The green movement hasn't abandoned its swashbuckling tactics. Greenpeace's ship Esperanza has been cruising the Southern Ocean, ready to put itself between whales and the harpoons of Japanese whalers. But such tactics are often unnecessary. These days, the mere threat of bad publicity can force business to change. Executives remember how Nike Inc. (NKE) took a beating over labor practices in the mid-1990s. "No one wants to be the next Nike," says Smith of the Silicon Valley Toxics Coalition.
That gives activists new power. On the eve of the 2000 Sydney Olympics, sponsored by Coca-Cola Co. (KO), Greenpeace launched an e-mail campaign against the soft-drink giant. The charge: using a potent greenhouse gas in its 9 million to 10 million coolers and vending machines.
Coke responded quickly. "Our reputation is important to us. So rather than become defensive, we asked what we could do," says Jeff Seabright, Coca-Cola's vice-president for environment and water resources. Since then, Coke, PepsiCo (PEP), Unilever, and McDonald's (MCD) have spent $30 million developing a less damaging system, displayed at January's meeting of the World Economic Forum in Davos with a "technology approved by Greenpeace" banner. This image building has a bottom-line benefit. "Providing environmental value is becoming a competitive edge for business," explains Seabright.
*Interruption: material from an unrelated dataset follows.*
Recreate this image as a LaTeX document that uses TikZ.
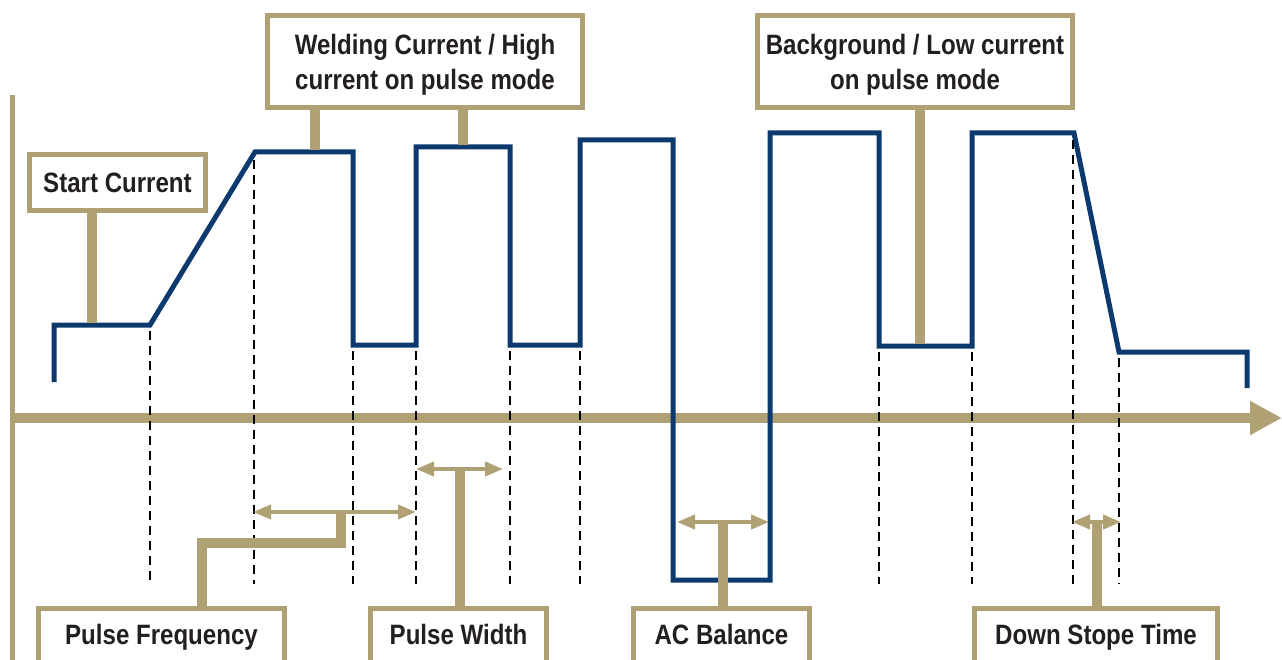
\documentclass[tikz,border=0pt]{standalone}
\usepackage{fontspec}
\setmainfont[FakeStretch=0.86]{Liberation Sans}
\usetikzlibrary{arrows.meta}
\definecolor{gold}{RGB}{176,161,116}
\definecolor{wave}{RGB}{12,58,110}
\definecolor{ink}{RGB}{35,31,32}
\begin{document}
\begin{tikzpicture}[x=1pt,y=-1pt,
  lbl/.style={draw=gold, line width=5pt, fill=white, text=ink, font=\fontsize{28}{35}\selectfont\bfseries, inner sep=0pt, align=center},
  botlbl/.style={lbl, anchor=base, text height=20pt, text depth=20pt, inner ysep=15.5pt},
  stem/.style={draw=gold, line width=10pt},
  dimarrow/.style={draw=gold, line width=4pt, {Triangle[length=18pt,width=14pt]}-{Triangle[length=18pt,width=14pt]}},
  guide/.style={draw=black, line width=1.1pt, dash pattern=on 9pt off 6pt},
  wavel/.style={draw=wave, line width=5pt, line join=miter}]
\useasboundingbox (0,0) rectangle (1282,660);
\clip (0,0) rectangle (1282,660);
% axes
\coordinate (yt) at (12,95); \coordinate (yb) at (12,662);
\draw[gold, line width=5pt] (yt) -- (yb);
\coordinate (xo) at (10,418); \coordinate (xe) at (1282,418);
\draw[gold, line width=10pt, -{Triangle[length=32pt,width=32pt]}] (xo) -- (xe);
% waveform
\draw[wavel] (54,382) -- (54,325) -- (150,325) -- (255,152) -- (353,152) -- (353,345) -- (416,345) -- (416,147) -- (510,147) -- (510,345) -- (580,345) -- (580,140) -- (673,140) -- (673,580) -- (770,580) -- (770,133) -- (879,133) -- (879,346) -- (972,346) -- (972,133) -- (1074,133) -- (1119,352) -- (1247,352) -- (1247,388);
% guides
\foreach \x/\y in {150/331, 254/160, 353/351, 416/351, 510/351, 580/351, 879/352, 972/352, 1073/140, 1119/358}
  \draw[guide] (\x,\y) -- (\x,584);
% top labels
\node[lbl, minimum width=176pt, minimum height=56pt, text height=20pt, text depth=0pt] (sc) at (117.5,182.5) {Start Current};
\node[lbl, minimum width=315pt, minimum height=92pt, text depth=0pt] (wc) at (425,61.5) {Welding Current / High\\current on pulse mode};
\node[lbl, minimum width=315pt, minimum height=92pt, text depth=0pt] (bg) at (915,61.5) {Background / Low current\\on pulse mode};
\coordinate (s1) at (92,323);
\coordinate (s2) at (315,150);
\coordinate (s3) at (463,145);
\coordinate (s4) at (920,344);
\draw[stem] (s1 |- sc.south) -- (s1);
\draw[stem] (s2 |- wc.south) -- (s2);
\draw[stem] (s3 |- wc.south) -- (s3);
\draw[stem] (s4 |- bg.south) -- (s4);
% bottom labels
\node[botlbl, minimum width=246pt] (pf) at (161.5,644) {Pulse Frequency};
\node[botlbl, minimum width=176pt] (pw) at (458.5,644) {Pulse Width};
\node[botlbl, minimum width=176pt] (ac) at (721.5,644) {AC Balance};
\node[botlbl, minimum width=243pt] (ds) at (1096,644) {Down Stope Time};
% dimension arrows
\coordinate (pfa1) at (253,512); \coordinate (pfa2) at (416,512);
\coordinate (pwa1) at (416,469); \coordinate (pwa2) at (503,469);
\coordinate (aca1) at (677,522); \coordinate (aca2) at (769,522);
\coordinate (dsa1) at (1072,522); \coordinate (dsa2) at (1121,522);
\coordinate (pfs) at (341,512); \coordinate (pfk) at (202,543);
\coordinate (pws) at (460,469);
\coordinate (acs) at (723,522);
\coordinate (dss) at (1097,522);
\draw[stem, line join=miter] (pfs) -- (pfs |- pfk) -- (pfk) -- (pfk |- pf.north);
\draw[stem] (pws) -- (pws |- pw.north);
\draw[stem] (acs) -- (acs |- ac.north);
\draw[stem] (dss) -- (dss |- ds.north);
\draw[dimarrow] (pfa1) -- (pfa2);
\draw[dimarrow] (pwa1) -- (pwa2);
\draw[dimarrow] (aca1) -- (aca2);
\draw[dimarrow] (dsa1) -- (dsa2);
\end{tikzpicture}
\end{document}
Sometimes even the traditional tactics don't work. Greenpeace tried to save old-growth trees in Alaska with a classic logging-road blockage. "It flopped," says John Passacantando, director of Greenpeace USA. The local press was hostile; the national press was bored.
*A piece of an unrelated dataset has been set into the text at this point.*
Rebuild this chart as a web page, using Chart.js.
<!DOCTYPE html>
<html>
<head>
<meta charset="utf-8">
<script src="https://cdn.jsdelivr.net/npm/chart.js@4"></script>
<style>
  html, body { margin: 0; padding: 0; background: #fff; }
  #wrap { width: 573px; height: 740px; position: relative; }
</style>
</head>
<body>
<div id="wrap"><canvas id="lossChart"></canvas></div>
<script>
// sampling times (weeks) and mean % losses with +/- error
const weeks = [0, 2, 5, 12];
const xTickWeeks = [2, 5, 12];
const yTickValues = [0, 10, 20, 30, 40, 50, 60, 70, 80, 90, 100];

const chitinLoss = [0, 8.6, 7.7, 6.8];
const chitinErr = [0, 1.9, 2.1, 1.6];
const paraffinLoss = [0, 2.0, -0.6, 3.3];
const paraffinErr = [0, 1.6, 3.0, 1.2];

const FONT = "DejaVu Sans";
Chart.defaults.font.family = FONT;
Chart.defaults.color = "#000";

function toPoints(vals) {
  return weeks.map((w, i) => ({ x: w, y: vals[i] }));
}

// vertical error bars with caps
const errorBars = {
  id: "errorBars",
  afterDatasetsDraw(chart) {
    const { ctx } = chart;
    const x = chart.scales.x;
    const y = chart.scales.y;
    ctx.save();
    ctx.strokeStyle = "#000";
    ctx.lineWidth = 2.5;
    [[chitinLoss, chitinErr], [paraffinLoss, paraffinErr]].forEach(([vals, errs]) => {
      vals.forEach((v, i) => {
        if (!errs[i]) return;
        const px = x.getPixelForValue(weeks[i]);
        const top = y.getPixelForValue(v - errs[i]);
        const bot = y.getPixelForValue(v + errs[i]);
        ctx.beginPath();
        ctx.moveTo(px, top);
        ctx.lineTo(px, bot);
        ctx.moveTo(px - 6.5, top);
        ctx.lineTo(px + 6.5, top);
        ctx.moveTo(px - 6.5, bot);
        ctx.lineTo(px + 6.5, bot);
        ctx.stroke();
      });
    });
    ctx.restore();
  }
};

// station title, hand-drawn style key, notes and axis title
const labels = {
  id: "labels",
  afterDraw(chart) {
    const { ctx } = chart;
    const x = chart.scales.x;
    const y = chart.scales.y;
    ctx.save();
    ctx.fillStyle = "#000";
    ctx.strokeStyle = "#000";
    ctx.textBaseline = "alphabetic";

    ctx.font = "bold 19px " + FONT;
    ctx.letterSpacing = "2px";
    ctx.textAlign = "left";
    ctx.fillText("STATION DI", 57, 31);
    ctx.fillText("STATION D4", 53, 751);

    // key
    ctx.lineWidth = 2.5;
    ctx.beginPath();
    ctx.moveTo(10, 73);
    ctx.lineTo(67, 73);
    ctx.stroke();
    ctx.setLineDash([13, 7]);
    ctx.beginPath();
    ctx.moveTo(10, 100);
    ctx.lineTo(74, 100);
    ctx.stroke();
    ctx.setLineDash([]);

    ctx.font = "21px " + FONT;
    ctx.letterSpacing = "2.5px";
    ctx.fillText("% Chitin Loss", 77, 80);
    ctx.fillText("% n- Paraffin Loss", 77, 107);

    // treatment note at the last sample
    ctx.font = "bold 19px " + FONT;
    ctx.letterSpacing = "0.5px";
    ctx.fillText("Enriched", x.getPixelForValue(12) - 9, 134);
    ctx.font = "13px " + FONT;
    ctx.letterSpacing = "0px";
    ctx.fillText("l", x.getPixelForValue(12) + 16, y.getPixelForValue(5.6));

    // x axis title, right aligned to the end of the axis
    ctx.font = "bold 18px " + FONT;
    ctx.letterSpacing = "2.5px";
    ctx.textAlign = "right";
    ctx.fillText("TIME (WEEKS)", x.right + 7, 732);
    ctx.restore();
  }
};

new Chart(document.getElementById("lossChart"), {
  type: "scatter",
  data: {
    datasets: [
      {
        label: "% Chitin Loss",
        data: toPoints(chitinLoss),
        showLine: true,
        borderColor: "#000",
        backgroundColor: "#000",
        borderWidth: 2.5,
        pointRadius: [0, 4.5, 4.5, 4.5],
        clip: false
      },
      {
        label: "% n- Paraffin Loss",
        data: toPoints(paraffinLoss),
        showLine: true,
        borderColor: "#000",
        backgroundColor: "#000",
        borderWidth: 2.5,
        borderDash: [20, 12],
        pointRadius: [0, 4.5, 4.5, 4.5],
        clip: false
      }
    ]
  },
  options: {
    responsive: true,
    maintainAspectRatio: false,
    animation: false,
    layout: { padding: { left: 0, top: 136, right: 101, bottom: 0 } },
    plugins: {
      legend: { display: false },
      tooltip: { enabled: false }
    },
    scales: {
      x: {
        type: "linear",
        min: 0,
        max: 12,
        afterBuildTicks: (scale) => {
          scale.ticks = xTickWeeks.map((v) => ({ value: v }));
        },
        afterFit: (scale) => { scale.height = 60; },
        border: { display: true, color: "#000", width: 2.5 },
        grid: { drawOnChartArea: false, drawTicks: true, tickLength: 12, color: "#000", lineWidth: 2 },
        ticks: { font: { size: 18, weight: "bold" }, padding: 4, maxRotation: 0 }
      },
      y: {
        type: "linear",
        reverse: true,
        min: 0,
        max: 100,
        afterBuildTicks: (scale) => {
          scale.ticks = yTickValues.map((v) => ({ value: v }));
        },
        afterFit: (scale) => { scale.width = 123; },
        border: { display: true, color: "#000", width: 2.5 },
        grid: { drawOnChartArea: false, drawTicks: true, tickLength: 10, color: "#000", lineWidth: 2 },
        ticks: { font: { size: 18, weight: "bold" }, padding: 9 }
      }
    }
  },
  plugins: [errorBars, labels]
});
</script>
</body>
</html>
So the activists switched gears. They traced the path of downed trees and found that old-growth spruce ended up in musical instruments. A year ago, Greenpeace warned guitar makers that the wood they need could disappear. "It sent shock waves through the industry," says activist Scott Paul. Executives trekked to Alaska and are working on a plan to set aside land. "We are thankful they contacted us," says C.F. Martin & Co.'s Dick Boak: "It's great to have Greenpeace as a partner and ally."
There are some corporate holdouts. Apple Inc. (AAPL) is resisting Greenpeace's "green my apple" campaign, which calls for more recycling and fewer toxic chemicals. "We disagree on their criteria," says Apple's Steve Dowling. When the group targeted McDonald's Corp. and KFC Corp. (YUM) for using chickens fed with soybeans grown on deforested land in the Amazon, McDonald's agreed to stop. But KFC (YUM) refused to talk, denying that any of their chickens ate Amazon soy.
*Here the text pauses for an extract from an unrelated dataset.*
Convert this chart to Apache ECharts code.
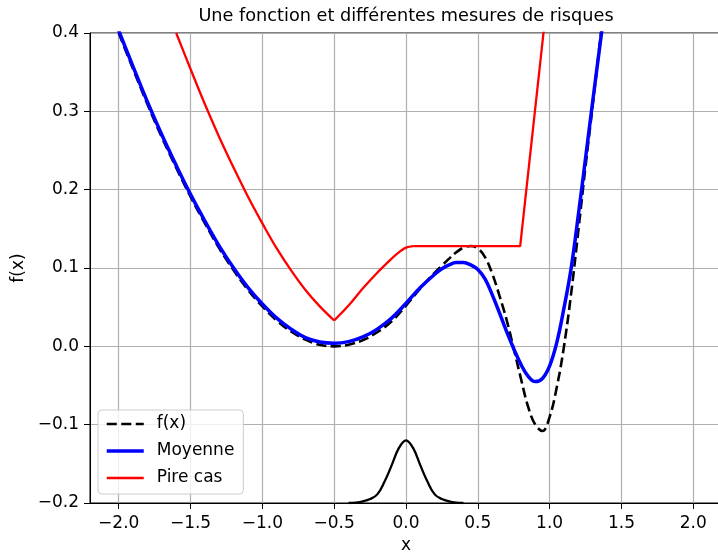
<!DOCTYPE html>
<html>
<head>
<meta charset="utf-8">
<script src="https://cdn.jsdelivr.net/npm/echarts@6/dist/echarts.min.js"></script>
<style>
  html, body { margin: 0; padding: 0; background: #fff; }
  #chart { width: 718px; height: 553px; }
</style>
</head>
<body>
<div id="chart"></div>
<script>
// x positions shared by f(x) and Moyenne
const xs = [-2.0, -1.9, -1.8, -1.7, -1.6, -1.5, -1.4, -1.3, -1.2, -1.1, -1.0, -0.9, -0.8, -0.7, -0.6, -0.5,
  -0.4, -0.3, -0.2, -0.1, 0.0, 0.1, 0.2, 0.25, 0.3, 0.35, 0.4, 0.45, 0.5, 0.55, 0.6, 0.65, 0.7, 0.75, 0.8,
  0.85, 0.9, 0.95, 1.0, 1.05, 1.1, 1.15, 1.2, 1.25, 1.3, 1.35, 1.4];
const fValues = [0.400, 0.354, 0.309, 0.267, 0.228, 0.191, 0.157, 0.125, 0.097, 0.072, 0.051, 0.033, 0.019, 0.0085, 0.002, 0.000,
  0.002, 0.008, 0.018, 0.032, 0.052, 0.074, 0.094, 0.103, 0.112, 0.120, 0.126, 0.128, 0.125, 0.114, 0.093, 0.065, 0.034, -0.003, -0.041,
  -0.077, -0.100, -0.108, -0.090, -0.052, 0.000, 0.068, 0.148, 0.230, 0.308, 0.388, 0.468];
const meanValues = [0.403, 0.357, 0.312, 0.270, 0.231, 0.194, 0.160, 0.128, 0.100, 0.075, 0.054, 0.036, 0.022, 0.011, 0.0055, 0.004,
  0.006, 0.012, 0.022, 0.036, 0.055, 0.075, 0.092, 0.099, 0.104, 0.107, 0.107, 0.104, 0.098, 0.086, 0.066, 0.043, 0.019, -0.003, -0.023,
  -0.038, -0.045, -0.041, -0.025, 0.005, 0.049, 0.100, 0.168, 0.240, 0.313, 0.384, 0.456];

// Pire cas : branche gauche, remontee, plateau puis montee
const worstX = [-1.6, -1.5, -1.4, -1.3, -1.2, -1.1, -1.0, -0.9, -0.8, -0.7, -0.6, -0.5,
  -0.4, -0.3, -0.2, -0.1, -0.05, 0.0, 0.05,
  0.795, 0.96];
const worstValues = [0.400, 0.354, 0.309, 0.267, 0.228, 0.191, 0.157, 0.125, 0.097, 0.072, 0.051, 0.033,
  0.052, 0.074, 0.094, 0.112, 0.120, 0.126, 0.128,
  0.128, 0.405];

// bruit (densite en bas)
const noiseX = [-0.4, -0.35, -0.3, -0.25, -0.2, -0.15, -0.1, -0.05, 0.0, 0.05, 0.1, 0.15, 0.2, 0.25, 0.3, 0.35, 0.4];
const noiseValues = [-0.2, -0.1995, -0.198, -0.195, -0.189, -0.173, -0.152, -0.130, -0.120, -0.130, -0.152, -0.173, -0.189, -0.195, -0.198, -0.1995, -0.2];

const xTicks = [-2.0, -1.5, -1.0, -0.5, 0.0, 0.5, 1.0, 1.5, 2.0];

const pairs = (a, b) => a.map((x, i) => [x, b[i]]);
const fmt = v => Number(v).toFixed(1).replace('-', '\u2212');
const worst = pairs(worstX, worstValues);

const chart = echarts.init(document.getElementById('chart'));
const font = 'DejaVu Sans';

const redLine = (data, smooth) => ({
  name: 'Pire cas',
  type: 'line',
  data,
  smooth,
  symbol: 'none',
  itemStyle: { color: '#ff0000' },
  lineStyle: { color: '#ff0000', width: 2.3 }
});

const option = {
  animation: false,
  textStyle: { fontFamily: font },
  title: {
    text: 'Une fonction et différentes mesures de risques',
    left: 406,
    top: 7,
    textAlign: 'center',
    padding: 0,
    textStyle: { fontSize: 17.7, fontWeight: 'normal', color: '#000', fontFamily: font }
  },
  grid: {
    left: 90,
    right: -4,
    top: 33,
    bottom: 50,
    outerBoundsMode: 'none',
    show: true,
    borderColor: '#000',
    borderWidth: 1
  },
  legend: {
    orient: 'vertical',
    left: 98,
    top: 410,
    padding: [4, 9, 6, 7],
    itemWidth: 37,
    itemHeight: 14,
    itemGap: 7,
    backgroundColor: 'rgba(255,255,255,0.8)',
    borderColor: '#cccccc',
    borderWidth: 1,
    borderRadius: 4,
    itemStyle: { opacity: 0, borderWidth: 0 },
    textStyle: { fontSize: 17, color: '#000', lineHeight: 20, padding: [0, 0, 0, 8], fontFamily: font },
    data: [
      { name: 'f(x)', lineStyle: { width: 2.6, type: [10, 4.5] } },
      { name: 'Moyenne', lineStyle: { width: 3.5 } },
      { name: 'Pire cas', lineStyle: { width: 2.3 } }
    ]
  },
  xAxis: {
    type: 'value',
    min: -2.2,
    max: 2.2,
    name: 'x',
    nameLocation: 'middle',
    nameGap: 33,
    nameTextStyle: { fontSize: 17, color: '#000', fontFamily: font },
    axisLine: { show: true, onZero: false, lineStyle: { color: '#000', width: 1 } },
    axisTick: { show: true, length: 6, customValues: xTicks, lineStyle: { color: '#000', width: 1 } },
    axisLabel: { customValues: xTicks, margin: 12, fontSize: 17, color: '#000', formatter: fmt },
    splitLine: { show: true, lineStyle: { color: '#b0b0b0', width: 1.2 } }
  },
  yAxis: {
    type: 'value',
    min: -0.2,
    max: 0.4,
    interval: 0.1,
    name: 'f(x)',
    nameLocation: 'middle',
    nameGap: 62,
    nameTextStyle: { fontSize: 17, color: '#000', fontFamily: font },
    axisLine: { show: true, onZero: false, lineStyle: { color: '#000', width: 1 } },
    axisTick: { show: true, length: 6, lineStyle: { color: '#000', width: 1 } },
    axisLabel: { margin: 11, fontSize: 17, color: '#000', formatter: fmt },
    splitLine: { show: true, lineStyle: { color: '#b0b0b0', width: 1.2 } }
  },
  series: [
    {
      name: 'f(x)',
      type: 'line',
      data: pairs(xs, fValues),
      smooth: 0.4,
      symbol: 'none',
      itemStyle: { color: '#000' },
      lineStyle: { color: '#000', width: 2.6, type: [10, 4.5] }
    },
    {
      name: 'Moyenne',
      type: 'line',
      data: pairs(xs, meanValues),
      smooth: 0.4,
      symbol: 'none',
      itemStyle: { color: '#0000ff' },
      lineStyle: { color: '#0000ff', width: 3.5 }
    },
    redLine(worst.slice(0, 12), 0.4),
    redLine(worst.slice(11, 19), 0.4),
    redLine(worst.slice(18), false),
    {
      name: 'bruit',
      type: 'line',
      data: pairs(noiseX, noiseValues),
      smooth: 0.4,
      symbol: 'none',
      itemStyle: { color: '#000' },
      lineStyle: { color: '#000', width: 2.3 }
    }
  ]
};

chart.setOption(option);
</script>
</body>
</html>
Meanwhile, chemicalcompanies such as Dow know that the tree-huggers won't stop criticizing them, no matter how much energy or how many greenhouse gas emissions they reduce. "Our job is not to please or convince the activists," says Scott Noesen, Dow's director of sustainable development. "The best we can do is set meaningful targets and report on our successes and failures and dilemmas."
Still, Dow has given activists a seat at the table. In the old days, recalls Texas Pacific Group's Reilly, former head of the Environmental Protection Agency, green activists were "banging on the door trying to get into the room where decisions are made." Now, they're in the room and hard to miss.